In its early years, the salary of the executive director (both the administrative officer and chief legal counsel to the commission) was set by the commission itself — an appointed body of impartial citizens.

Then, in 1982, lawmakers rewrote the law so that they would set the salary of the executive director. The potential conflicts of interests in that arrangement are obvious.

A modest compromise was reached in 1992, when some authority to set salaries was restored to the Ethics Commission. It could pay its director within the range of pay given to deputy directors of state departments.

This year, a bill now in conference committee would take a major step backward. It would allow the Ethics Commission to set the pay of its executive director, but only up to and no more than the pay of the first deputy state auditor.

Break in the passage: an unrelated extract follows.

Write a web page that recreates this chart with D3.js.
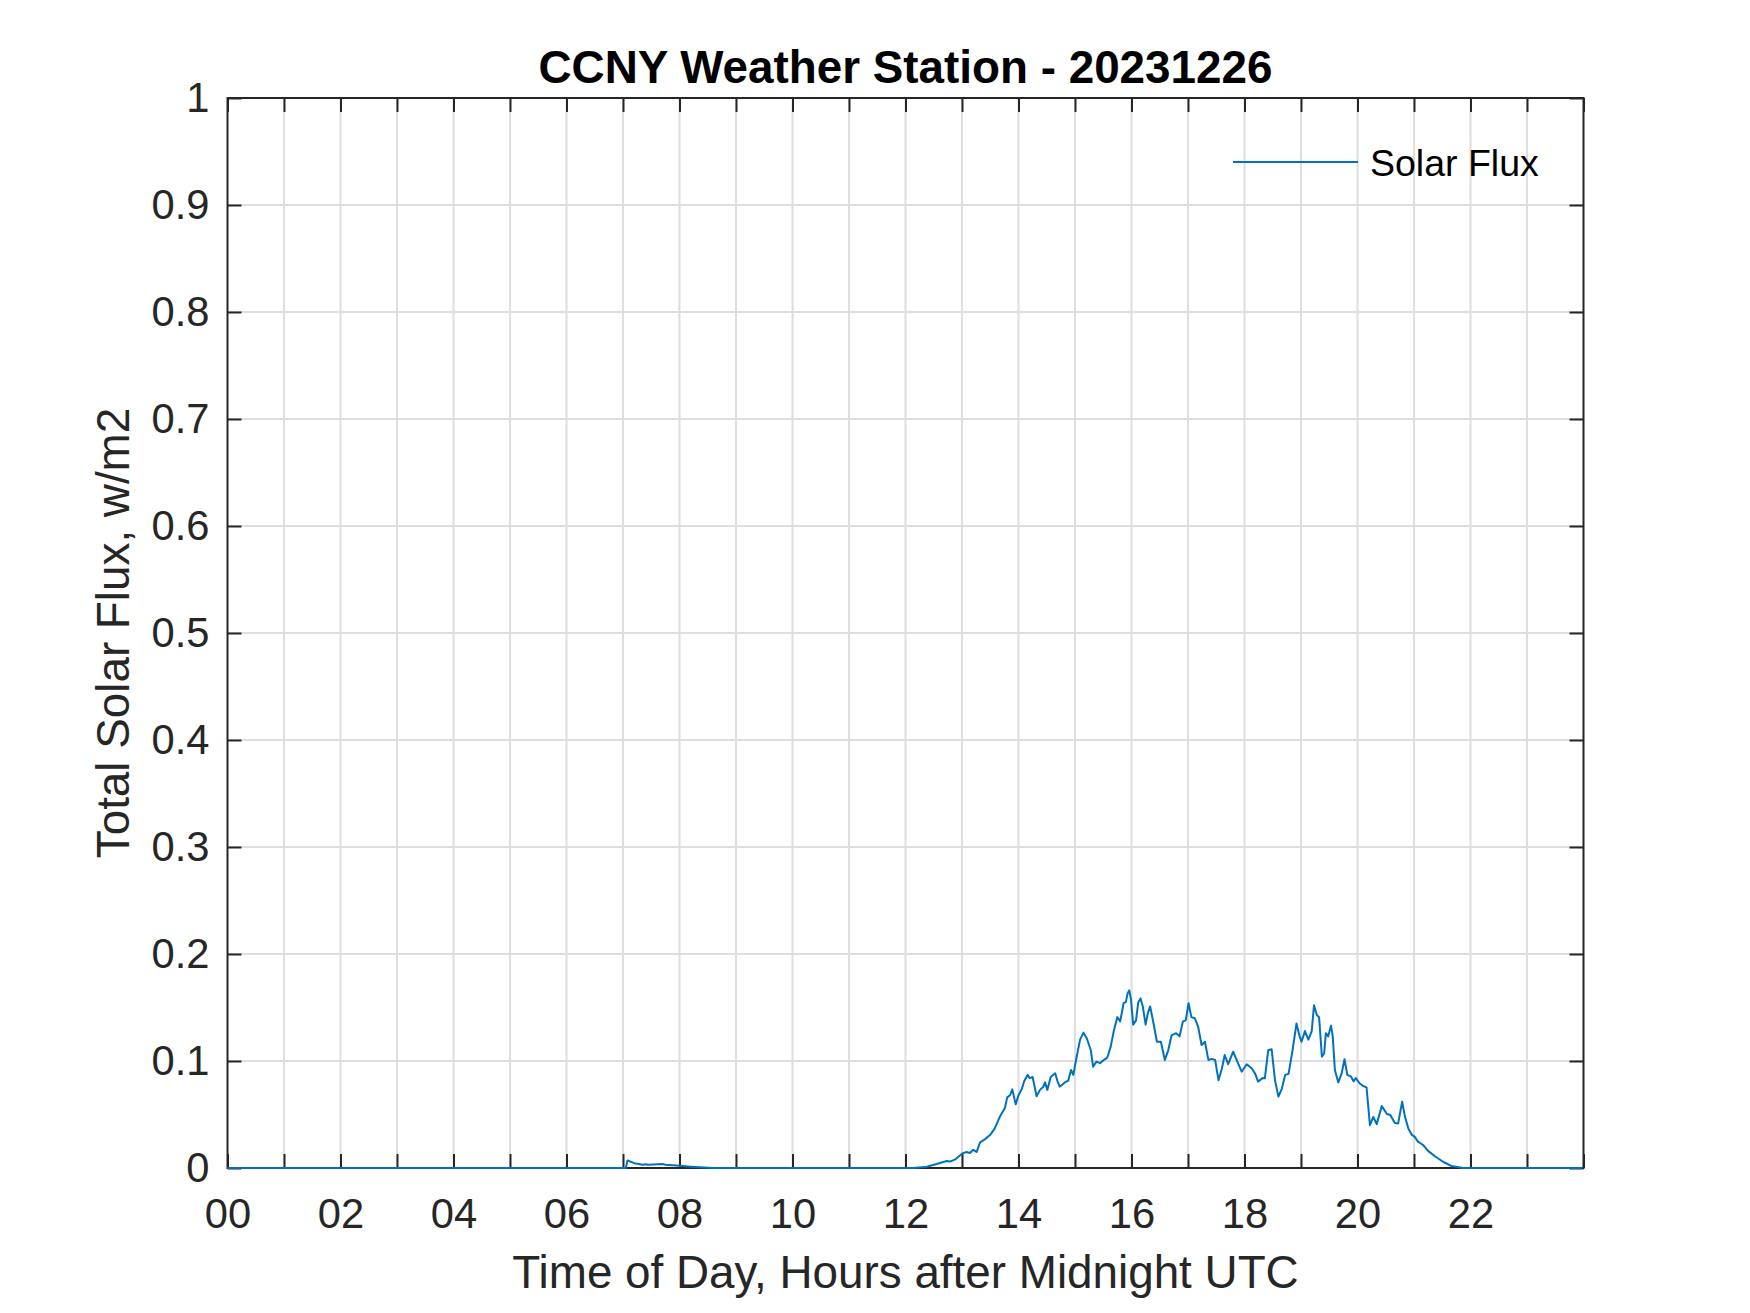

This not only downgrades the pay of the director, it puts ultimate authority over his or her pay in the hands of the state auditor, who is allowed to set the salary of her first deputy.

That makes no sense. Lawmakers should let the Ethics Commission itself decide the pay of its top staff.

If the Legislature believes there should be a limit on the salary of the executive director of the Ethics Commission, then it should be pegged to that of a District Court judge.

The key here is to eliminate any suggestion that lawmakers have any direct pocketbook influence over the commission and its key staffers. The Legislature did itself proud when it created the independent Ethics Commission.

It should honor that decision by setting rules that keep the commission free from political interference — real or perceived.